• EXERCISE OBJECTIVE
Look through the entries below and extract exactly the lines from the one containing "Write the React, TypeScript" through the one containing "YAxis, ReferenceLine, Legend", ends included.

(Records contained in a dataset)
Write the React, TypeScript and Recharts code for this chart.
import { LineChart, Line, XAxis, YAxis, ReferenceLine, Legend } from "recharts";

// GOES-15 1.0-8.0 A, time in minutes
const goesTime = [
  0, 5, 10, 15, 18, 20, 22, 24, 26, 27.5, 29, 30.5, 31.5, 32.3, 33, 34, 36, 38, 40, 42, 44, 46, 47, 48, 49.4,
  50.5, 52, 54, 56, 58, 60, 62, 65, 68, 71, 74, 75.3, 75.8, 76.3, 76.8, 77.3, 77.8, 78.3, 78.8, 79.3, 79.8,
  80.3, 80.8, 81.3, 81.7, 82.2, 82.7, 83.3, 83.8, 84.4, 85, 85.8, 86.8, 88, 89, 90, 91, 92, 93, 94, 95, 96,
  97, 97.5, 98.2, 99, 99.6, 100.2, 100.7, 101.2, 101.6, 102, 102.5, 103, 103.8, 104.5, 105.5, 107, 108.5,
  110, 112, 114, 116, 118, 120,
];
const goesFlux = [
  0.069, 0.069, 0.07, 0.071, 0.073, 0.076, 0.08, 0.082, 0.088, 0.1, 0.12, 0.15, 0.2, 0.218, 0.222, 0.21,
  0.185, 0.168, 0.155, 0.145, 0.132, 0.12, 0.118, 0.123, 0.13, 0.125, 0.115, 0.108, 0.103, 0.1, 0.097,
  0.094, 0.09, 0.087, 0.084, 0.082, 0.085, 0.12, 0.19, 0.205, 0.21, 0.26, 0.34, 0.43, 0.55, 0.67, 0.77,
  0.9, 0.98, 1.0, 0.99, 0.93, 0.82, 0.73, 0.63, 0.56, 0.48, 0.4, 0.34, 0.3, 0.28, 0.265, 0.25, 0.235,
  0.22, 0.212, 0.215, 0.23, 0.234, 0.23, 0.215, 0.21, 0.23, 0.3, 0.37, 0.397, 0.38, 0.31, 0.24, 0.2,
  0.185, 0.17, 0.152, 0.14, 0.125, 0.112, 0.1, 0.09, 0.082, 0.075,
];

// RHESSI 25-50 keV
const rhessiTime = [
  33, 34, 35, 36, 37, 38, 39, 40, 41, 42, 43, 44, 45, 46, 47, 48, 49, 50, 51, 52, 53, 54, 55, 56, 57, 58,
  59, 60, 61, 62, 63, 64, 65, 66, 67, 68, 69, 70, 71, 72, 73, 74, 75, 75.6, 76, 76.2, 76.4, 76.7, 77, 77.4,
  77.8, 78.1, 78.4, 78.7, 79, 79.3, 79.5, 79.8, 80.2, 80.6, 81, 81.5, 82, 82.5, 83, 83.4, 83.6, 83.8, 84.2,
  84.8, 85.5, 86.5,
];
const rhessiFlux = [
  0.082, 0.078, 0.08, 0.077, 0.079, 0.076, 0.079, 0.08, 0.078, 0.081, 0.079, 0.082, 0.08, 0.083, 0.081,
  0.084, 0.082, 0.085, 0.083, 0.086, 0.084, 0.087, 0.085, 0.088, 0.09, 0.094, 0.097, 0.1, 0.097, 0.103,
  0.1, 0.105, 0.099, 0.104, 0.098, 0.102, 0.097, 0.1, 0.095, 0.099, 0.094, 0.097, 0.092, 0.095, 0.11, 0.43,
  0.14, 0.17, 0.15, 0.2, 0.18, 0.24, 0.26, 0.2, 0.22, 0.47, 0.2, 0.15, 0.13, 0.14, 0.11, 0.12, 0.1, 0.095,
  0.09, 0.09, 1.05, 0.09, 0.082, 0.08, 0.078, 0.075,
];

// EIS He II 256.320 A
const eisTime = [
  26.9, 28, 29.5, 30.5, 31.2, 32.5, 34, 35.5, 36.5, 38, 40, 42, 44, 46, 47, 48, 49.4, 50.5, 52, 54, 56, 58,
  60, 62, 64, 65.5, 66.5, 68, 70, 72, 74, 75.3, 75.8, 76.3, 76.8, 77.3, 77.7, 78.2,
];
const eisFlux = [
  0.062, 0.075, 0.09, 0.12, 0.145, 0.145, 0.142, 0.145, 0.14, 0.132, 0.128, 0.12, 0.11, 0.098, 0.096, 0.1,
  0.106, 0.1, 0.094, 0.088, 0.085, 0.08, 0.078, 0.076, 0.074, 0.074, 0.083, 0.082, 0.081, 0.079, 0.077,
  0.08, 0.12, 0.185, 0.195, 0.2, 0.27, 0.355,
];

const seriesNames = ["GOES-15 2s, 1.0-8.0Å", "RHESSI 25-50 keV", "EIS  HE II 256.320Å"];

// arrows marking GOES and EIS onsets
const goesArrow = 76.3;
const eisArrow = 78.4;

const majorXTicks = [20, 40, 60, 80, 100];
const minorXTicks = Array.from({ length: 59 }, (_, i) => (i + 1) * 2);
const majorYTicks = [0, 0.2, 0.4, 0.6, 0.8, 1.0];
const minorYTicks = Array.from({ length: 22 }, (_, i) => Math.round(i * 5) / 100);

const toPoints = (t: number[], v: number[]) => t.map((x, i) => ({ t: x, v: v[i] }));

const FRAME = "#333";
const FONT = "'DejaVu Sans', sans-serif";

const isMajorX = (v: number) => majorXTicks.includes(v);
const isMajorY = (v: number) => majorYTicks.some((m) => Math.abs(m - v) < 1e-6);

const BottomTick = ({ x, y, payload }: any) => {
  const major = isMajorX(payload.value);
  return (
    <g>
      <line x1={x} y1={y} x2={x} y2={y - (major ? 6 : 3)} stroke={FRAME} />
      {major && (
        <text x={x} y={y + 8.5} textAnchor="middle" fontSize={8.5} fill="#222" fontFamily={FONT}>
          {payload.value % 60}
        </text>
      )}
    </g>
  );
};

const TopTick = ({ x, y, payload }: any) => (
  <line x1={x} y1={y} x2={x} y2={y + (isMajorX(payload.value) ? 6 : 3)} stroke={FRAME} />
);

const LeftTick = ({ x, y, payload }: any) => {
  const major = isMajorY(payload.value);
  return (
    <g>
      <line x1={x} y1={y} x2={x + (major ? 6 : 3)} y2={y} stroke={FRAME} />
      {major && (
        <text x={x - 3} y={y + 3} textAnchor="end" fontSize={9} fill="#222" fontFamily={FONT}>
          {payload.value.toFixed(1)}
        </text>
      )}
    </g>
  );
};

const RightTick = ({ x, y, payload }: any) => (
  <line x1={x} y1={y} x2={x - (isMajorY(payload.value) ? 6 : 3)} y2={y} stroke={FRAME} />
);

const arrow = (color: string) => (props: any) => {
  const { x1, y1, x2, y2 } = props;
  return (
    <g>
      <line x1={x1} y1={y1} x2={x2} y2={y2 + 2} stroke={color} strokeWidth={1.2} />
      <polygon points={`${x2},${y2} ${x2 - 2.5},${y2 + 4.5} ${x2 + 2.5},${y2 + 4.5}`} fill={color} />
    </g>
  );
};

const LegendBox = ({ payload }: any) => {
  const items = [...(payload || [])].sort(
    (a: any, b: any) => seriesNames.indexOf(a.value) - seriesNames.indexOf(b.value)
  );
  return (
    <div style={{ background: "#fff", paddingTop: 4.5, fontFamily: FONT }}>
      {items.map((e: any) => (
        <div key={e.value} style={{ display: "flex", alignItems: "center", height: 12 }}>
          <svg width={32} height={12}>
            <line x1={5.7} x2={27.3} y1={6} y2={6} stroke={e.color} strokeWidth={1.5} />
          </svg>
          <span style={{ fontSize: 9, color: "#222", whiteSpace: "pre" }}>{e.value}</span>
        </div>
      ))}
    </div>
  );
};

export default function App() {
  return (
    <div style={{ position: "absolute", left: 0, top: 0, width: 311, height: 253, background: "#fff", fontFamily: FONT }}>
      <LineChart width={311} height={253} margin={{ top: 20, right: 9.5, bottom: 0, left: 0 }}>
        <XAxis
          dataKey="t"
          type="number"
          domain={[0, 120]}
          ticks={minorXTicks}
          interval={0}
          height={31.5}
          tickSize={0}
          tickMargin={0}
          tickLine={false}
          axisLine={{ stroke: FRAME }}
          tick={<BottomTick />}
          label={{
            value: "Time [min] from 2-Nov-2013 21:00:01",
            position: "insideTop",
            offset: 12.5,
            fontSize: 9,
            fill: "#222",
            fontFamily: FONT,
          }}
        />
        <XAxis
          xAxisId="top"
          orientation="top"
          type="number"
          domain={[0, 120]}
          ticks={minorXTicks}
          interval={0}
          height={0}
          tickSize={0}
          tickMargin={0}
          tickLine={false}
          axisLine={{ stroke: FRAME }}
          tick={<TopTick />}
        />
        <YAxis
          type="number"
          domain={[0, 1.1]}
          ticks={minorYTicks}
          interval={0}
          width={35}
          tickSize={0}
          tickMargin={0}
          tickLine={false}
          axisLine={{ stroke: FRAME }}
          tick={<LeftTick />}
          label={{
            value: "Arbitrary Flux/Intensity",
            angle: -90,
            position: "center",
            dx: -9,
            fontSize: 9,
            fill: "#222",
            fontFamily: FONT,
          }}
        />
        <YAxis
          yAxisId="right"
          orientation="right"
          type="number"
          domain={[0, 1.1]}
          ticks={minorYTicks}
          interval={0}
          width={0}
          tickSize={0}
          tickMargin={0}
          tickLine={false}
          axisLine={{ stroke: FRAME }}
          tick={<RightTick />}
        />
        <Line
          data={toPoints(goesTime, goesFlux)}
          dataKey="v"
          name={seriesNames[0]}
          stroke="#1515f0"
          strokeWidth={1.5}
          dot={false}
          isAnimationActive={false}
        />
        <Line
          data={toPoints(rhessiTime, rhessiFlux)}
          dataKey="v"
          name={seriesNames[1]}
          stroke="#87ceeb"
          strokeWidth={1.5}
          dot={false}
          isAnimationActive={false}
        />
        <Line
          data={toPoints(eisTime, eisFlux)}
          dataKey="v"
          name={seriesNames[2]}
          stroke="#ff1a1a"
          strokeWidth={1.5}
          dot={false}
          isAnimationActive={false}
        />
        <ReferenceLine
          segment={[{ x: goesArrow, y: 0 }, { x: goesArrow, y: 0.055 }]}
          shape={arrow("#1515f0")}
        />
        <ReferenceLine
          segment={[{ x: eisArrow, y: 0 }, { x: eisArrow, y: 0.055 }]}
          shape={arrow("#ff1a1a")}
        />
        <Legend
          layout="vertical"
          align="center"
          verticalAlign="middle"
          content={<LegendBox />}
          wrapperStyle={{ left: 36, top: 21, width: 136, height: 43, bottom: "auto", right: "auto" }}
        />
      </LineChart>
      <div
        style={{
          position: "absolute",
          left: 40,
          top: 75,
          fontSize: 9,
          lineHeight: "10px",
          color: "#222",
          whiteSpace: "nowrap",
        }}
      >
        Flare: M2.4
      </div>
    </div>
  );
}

==

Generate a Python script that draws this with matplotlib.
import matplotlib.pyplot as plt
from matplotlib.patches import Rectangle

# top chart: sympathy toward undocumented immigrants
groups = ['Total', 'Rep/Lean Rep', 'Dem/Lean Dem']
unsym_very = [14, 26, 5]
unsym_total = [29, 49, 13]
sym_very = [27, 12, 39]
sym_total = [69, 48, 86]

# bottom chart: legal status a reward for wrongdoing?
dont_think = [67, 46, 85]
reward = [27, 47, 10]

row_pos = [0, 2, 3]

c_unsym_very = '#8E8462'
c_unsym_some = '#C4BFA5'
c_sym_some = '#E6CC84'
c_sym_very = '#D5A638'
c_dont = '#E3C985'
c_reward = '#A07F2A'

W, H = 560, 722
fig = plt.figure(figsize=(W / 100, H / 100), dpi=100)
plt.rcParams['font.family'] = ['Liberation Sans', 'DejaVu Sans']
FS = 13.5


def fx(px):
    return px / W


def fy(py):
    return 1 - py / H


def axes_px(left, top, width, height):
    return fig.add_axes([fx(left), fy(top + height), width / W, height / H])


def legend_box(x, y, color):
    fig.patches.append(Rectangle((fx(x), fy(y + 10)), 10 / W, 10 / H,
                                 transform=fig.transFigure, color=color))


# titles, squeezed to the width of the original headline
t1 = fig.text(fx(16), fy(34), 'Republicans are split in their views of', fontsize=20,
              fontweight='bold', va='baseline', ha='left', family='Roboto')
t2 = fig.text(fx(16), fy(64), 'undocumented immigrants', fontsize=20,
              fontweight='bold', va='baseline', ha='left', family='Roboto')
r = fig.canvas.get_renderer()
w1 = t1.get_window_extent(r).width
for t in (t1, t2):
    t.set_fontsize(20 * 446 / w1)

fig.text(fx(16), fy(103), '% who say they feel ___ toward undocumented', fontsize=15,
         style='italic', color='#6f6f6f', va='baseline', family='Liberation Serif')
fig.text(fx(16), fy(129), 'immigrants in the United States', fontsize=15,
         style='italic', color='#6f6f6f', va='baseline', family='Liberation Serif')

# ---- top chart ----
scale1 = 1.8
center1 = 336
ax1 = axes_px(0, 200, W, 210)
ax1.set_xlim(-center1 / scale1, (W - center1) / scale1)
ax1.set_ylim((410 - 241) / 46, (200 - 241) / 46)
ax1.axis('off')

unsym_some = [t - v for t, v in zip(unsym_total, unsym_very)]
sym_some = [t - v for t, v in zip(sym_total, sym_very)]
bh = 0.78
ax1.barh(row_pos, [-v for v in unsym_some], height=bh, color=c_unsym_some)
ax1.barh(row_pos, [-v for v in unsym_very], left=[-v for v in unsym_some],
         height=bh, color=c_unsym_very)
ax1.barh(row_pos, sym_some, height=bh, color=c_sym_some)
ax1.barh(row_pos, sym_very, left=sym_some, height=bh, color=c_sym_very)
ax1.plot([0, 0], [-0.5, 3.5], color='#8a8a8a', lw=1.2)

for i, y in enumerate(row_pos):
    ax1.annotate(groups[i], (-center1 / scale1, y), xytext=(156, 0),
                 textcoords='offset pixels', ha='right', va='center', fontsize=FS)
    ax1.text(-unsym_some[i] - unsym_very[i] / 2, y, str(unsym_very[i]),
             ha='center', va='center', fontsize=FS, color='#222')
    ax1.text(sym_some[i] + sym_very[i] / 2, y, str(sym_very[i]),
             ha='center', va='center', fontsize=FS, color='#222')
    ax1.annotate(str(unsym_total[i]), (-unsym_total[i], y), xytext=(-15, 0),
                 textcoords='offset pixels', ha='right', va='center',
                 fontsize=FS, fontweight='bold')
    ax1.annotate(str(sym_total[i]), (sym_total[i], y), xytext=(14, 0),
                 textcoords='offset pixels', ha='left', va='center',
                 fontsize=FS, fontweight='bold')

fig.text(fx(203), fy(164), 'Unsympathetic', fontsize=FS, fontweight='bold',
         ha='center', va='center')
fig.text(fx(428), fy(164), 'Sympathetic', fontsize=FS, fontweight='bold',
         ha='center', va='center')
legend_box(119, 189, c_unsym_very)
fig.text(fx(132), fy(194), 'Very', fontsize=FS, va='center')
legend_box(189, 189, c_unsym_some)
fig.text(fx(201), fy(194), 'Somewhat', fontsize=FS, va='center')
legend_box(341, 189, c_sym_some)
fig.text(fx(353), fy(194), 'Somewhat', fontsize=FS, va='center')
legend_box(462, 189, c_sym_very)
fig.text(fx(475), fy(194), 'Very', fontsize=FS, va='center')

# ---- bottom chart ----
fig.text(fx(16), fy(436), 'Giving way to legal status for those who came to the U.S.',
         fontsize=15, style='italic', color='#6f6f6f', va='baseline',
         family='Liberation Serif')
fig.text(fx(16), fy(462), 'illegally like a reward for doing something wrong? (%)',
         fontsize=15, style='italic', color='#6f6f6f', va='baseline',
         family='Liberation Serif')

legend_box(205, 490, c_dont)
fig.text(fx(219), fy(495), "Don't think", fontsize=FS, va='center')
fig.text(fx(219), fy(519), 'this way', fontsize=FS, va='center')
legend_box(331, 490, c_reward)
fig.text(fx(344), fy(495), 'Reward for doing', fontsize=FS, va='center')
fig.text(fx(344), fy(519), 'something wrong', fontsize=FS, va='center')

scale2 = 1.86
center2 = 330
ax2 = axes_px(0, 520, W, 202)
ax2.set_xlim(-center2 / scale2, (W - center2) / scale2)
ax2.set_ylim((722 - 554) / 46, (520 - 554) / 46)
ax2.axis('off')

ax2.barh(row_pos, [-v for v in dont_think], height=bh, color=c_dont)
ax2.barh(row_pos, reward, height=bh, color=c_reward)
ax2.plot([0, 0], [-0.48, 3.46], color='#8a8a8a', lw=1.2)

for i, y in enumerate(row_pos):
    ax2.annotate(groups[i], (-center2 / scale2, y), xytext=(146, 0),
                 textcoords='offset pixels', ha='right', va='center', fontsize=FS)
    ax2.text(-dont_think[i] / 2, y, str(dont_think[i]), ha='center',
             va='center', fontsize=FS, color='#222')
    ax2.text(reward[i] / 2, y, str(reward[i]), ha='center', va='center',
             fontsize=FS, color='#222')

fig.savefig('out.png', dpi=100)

--

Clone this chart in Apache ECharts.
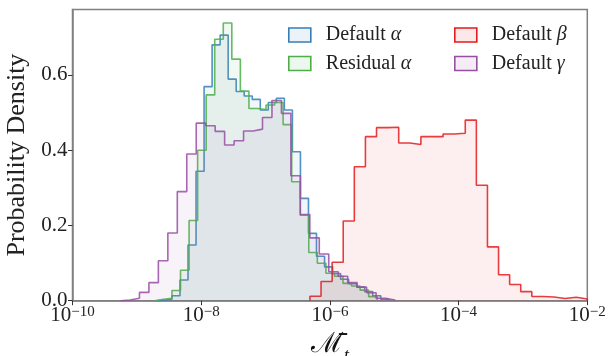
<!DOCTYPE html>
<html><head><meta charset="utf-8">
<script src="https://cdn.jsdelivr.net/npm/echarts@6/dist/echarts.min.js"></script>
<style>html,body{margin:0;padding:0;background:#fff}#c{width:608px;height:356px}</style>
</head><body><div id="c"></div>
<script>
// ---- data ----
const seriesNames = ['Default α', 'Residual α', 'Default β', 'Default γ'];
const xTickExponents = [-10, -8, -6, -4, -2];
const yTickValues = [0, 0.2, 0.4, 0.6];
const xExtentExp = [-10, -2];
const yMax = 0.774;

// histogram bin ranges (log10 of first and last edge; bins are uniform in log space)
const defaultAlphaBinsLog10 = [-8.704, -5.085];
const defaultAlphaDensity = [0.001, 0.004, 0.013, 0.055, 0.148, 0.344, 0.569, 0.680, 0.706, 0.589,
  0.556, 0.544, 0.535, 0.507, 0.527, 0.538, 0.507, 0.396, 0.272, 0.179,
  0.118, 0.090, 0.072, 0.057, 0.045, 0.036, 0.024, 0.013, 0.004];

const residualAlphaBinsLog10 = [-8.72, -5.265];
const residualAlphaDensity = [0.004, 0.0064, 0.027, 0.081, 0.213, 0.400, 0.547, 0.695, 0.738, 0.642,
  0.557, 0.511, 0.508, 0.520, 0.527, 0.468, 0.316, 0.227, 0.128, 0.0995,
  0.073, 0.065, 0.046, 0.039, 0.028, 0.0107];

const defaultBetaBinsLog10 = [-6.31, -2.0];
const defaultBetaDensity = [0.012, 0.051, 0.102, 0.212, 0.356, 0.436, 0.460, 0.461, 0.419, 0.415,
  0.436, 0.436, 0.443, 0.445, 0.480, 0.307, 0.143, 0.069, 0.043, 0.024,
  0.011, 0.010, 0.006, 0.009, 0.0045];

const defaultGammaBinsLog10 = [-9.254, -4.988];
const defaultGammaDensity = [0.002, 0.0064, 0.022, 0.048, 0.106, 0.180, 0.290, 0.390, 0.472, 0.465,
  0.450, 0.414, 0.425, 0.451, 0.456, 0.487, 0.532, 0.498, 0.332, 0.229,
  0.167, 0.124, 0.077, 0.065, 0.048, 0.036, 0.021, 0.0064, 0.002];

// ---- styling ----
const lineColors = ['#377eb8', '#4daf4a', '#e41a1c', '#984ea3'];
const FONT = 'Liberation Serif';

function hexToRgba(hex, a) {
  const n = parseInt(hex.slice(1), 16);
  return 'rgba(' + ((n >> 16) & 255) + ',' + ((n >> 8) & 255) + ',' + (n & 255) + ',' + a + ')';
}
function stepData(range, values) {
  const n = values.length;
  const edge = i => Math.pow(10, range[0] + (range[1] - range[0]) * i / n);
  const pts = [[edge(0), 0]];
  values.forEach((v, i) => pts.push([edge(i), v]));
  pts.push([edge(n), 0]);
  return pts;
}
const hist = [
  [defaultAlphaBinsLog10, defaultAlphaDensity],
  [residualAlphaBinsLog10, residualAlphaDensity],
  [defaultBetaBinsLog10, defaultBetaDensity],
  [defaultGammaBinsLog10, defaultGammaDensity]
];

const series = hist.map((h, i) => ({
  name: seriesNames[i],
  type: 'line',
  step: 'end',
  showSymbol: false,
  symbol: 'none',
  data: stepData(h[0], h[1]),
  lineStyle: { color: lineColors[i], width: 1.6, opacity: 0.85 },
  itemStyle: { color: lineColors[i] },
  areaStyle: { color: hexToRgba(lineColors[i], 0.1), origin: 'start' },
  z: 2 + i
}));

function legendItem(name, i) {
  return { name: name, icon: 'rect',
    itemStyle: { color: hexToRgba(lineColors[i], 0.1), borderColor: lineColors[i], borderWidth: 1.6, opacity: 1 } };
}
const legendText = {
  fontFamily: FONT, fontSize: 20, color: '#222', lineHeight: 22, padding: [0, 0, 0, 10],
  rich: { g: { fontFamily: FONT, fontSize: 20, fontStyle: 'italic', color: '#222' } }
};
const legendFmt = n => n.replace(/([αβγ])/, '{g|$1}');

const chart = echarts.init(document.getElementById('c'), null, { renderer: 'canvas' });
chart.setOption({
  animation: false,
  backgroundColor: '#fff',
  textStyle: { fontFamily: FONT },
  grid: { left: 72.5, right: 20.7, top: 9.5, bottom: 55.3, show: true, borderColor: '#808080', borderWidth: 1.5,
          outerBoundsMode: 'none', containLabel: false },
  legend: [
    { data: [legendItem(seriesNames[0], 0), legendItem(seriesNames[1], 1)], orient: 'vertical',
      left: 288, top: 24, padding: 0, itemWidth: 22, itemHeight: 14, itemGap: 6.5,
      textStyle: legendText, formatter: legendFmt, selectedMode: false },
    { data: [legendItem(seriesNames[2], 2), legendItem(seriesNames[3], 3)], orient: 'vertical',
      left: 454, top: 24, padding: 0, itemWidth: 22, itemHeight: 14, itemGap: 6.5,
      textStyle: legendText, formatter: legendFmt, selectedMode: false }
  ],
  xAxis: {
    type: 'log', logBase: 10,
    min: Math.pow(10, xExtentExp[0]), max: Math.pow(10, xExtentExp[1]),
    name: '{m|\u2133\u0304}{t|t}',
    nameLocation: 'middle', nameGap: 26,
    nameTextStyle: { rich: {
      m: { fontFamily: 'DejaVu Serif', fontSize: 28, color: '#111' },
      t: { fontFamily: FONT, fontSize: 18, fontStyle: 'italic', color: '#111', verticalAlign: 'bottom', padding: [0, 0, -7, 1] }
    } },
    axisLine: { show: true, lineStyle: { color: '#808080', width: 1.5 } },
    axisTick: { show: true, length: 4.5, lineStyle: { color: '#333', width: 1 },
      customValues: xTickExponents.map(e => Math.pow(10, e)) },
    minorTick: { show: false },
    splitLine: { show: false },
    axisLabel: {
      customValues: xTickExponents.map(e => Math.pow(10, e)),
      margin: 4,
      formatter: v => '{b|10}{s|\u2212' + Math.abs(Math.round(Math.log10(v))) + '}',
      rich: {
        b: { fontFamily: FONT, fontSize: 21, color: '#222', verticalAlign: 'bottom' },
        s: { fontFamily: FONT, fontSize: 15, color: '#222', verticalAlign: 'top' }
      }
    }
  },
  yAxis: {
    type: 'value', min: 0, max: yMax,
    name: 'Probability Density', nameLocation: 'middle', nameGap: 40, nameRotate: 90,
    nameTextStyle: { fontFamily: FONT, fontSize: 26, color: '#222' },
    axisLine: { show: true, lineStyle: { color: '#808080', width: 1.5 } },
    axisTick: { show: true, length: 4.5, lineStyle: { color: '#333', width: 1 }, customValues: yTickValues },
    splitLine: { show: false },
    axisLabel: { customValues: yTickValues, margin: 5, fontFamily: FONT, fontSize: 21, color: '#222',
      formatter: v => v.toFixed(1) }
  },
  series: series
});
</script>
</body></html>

• WORKED ANSWER
Write the React, TypeScript and Recharts code for this chart.
import { LineChart, Line, XAxis, YAxis, ReferenceLine, Legend } from "recharts";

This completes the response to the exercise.